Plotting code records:
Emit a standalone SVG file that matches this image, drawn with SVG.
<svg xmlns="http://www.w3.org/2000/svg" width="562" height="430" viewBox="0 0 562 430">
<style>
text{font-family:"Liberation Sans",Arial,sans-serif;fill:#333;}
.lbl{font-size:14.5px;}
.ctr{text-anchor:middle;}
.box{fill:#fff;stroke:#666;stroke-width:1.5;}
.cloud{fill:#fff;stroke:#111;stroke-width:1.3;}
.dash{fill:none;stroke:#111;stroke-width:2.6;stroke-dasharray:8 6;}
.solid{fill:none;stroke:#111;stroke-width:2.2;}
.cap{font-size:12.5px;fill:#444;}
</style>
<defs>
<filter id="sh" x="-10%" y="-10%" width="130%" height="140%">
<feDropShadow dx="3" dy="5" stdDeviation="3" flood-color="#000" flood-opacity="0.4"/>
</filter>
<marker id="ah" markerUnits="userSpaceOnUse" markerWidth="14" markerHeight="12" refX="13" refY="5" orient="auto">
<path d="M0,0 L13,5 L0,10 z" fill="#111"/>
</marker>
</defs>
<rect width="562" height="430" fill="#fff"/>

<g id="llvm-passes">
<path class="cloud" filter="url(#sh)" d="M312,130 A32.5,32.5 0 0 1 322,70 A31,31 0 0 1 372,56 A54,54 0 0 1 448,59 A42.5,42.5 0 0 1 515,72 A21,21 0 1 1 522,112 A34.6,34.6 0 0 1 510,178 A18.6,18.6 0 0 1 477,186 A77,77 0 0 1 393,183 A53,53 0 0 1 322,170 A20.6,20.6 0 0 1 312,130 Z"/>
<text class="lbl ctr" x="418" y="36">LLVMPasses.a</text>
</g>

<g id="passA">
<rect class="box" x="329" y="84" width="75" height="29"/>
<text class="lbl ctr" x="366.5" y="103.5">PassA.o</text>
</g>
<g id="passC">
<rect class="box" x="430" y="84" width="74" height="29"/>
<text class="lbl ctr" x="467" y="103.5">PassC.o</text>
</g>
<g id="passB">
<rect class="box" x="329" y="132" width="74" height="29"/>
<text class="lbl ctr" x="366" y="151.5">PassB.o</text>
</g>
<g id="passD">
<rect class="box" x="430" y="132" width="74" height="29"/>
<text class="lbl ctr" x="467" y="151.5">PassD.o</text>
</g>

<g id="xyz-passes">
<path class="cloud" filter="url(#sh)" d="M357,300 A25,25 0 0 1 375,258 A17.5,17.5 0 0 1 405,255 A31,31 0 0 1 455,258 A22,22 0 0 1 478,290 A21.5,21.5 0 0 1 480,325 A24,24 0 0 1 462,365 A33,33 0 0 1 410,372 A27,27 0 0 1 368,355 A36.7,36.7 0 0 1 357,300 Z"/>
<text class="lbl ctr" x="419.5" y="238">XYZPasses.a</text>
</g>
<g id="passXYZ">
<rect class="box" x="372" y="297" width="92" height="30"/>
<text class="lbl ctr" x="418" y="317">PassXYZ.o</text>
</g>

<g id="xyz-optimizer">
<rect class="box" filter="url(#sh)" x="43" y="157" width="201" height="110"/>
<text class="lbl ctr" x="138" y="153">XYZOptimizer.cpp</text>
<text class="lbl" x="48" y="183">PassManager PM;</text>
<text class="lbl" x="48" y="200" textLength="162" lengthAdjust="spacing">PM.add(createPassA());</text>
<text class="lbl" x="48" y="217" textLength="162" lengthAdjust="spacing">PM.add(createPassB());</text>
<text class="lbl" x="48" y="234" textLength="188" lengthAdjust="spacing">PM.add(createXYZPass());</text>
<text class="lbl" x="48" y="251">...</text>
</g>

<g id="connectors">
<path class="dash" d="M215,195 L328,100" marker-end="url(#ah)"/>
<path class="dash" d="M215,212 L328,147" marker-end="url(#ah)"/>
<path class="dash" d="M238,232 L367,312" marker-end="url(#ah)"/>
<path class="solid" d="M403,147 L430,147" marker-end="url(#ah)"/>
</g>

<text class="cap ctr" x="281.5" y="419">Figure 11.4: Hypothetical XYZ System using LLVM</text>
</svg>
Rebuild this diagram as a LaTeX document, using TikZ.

Task to carry out. Exactly reproduce all of the entries above.

Result of this task.
Emit a standalone SVG file that matches this image, drawn with SVG.
<svg xmlns="http://www.w3.org/2000/svg" width="562" height="430" viewBox="0 0 562 430">
<style>
text{font-family:"Liberation Sans",Arial,sans-serif;fill:#333;}
.lbl{font-size:14.5px;}
.ctr{text-anchor:middle;}
.box{fill:#fff;stroke:#666;stroke-width:1.5;}
.cloud{fill:#fff;stroke:#111;stroke-width:1.3;}
.dash{fill:none;stroke:#111;stroke-width:2.6;stroke-dasharray:8 6;}
.solid{fill:none;stroke:#111;stroke-width:2.2;}
.cap{font-size:12.5px;fill:#444;}
</style>
<defs>
<filter id="sh" x="-10%" y="-10%" width="130%" height="140%">
<feDropShadow dx="3" dy="5" stdDeviation="3" flood-color="#000" flood-opacity="0.4"/>
</filter>
<marker id="ah" markerUnits="userSpaceOnUse" markerWidth="14" markerHeight="12" refX="13" refY="5" orient="auto">
<path d="M0,0 L13,5 L0,10 z" fill="#111"/>
</marker>
</defs>
<rect width="562" height="430" fill="#fff"/>

<g id="llvm-passes">
<path class="cloud" filter="url(#sh)" d="M312,130 A32.5,32.5 0 0 1 322,70 A31,31 0 0 1 372,56 A54,54 0 0 1 448,59 A42.5,42.5 0 0 1 515,72 A21,21 0 1 1 522,112 A34.6,34.6 0 0 1 510,178 A18.6,18.6 0 0 1 477,186 A77,77 0 0 1 393,183 A53,53 0 0 1 322,170 A20.6,20.6 0 0 1 312,130 Z"/>
<text class="lbl ctr" x="418" y="36">LLVMPasses.a</text>
</g>

<g id="passA">
<rect class="box" x="329" y="84" width="75" height="29"/>
<text class="lbl ctr" x="366.5" y="103.5">PassA.o</text>
</g>
<g id="passC">
<rect class="box" x="430" y="84" width="74" height="29"/>
<text class="lbl ctr" x="467" y="103.5">PassC.o</text>
</g>
<g id="passB">
<rect class="box" x="329" y="132" width="74" height="29"/>
<text class="lbl ctr" x="366" y="151.5">PassB.o</text>
</g>
<g id="passD">
<rect class="box" x="430" y="132" width="74" height="29"/>
<text class="lbl ctr" x="467" y="151.5">PassD.o</text>
</g>

<g id="xyz-passes">
<path class="cloud" filter="url(#sh)" d="M357,300 A25,25 0 0 1 375,258 A17.5,17.5 0 0 1 405,255 A31,31 0 0 1 455,258 A22,22 0 0 1 478,290 A21.5,21.5 0 0 1 480,325 A24,24 0 0 1 462,365 A33,33 0 0 1 410,372 A27,27 0 0 1 368,355 A36.7,36.7 0 0 1 357,300 Z"/>
<text class="lbl ctr" x="419.5" y="238">XYZPasses.a</text>
</g>
<g id="passXYZ">
<rect class="box" x="372" y="297" width="92" height="30"/>
<text class="lbl ctr" x="418" y="317">PassXYZ.o</text>
</g>

<g id="xyz-optimizer">
<rect class="box" filter="url(#sh)" x="43" y="157" width="201" height="110"/>
<text class="lbl ctr" x="138" y="153">XYZOptimizer.cpp</text>
<text class="lbl" x="48" y="183">PassManager PM;</text>
<text class="lbl" x="48" y="200" textLength="162" lengthAdjust="spacing">PM.add(createPassA());</text>
<text class="lbl" x="48" y="217" textLength="162" lengthAdjust="spacing">PM.add(createPassB());</text>
<text class="lbl" x="48" y="234" textLength="188" lengthAdjust="spacing">PM.add(createXYZPass());</text>
<text class="lbl" x="48" y="251">...</text>
</g>

<g id="connectors">
<path class="dash" d="M215,195 L328,100" marker-end="url(#ah)"/>
<path class="dash" d="M215,212 L328,147" marker-end="url(#ah)"/>
<path class="dash" d="M238,232 L367,312" marker-end="url(#ah)"/>
<path class="solid" d="M403,147 L430,147" marker-end="url(#ah)"/>
</g>

<text class="cap ctr" x="281.5" y="419">Figure 11.4: Hypothetical XYZ System using LLVM</text>
</svg>
Rebuild this diagram as a LaTeX document, using TikZ.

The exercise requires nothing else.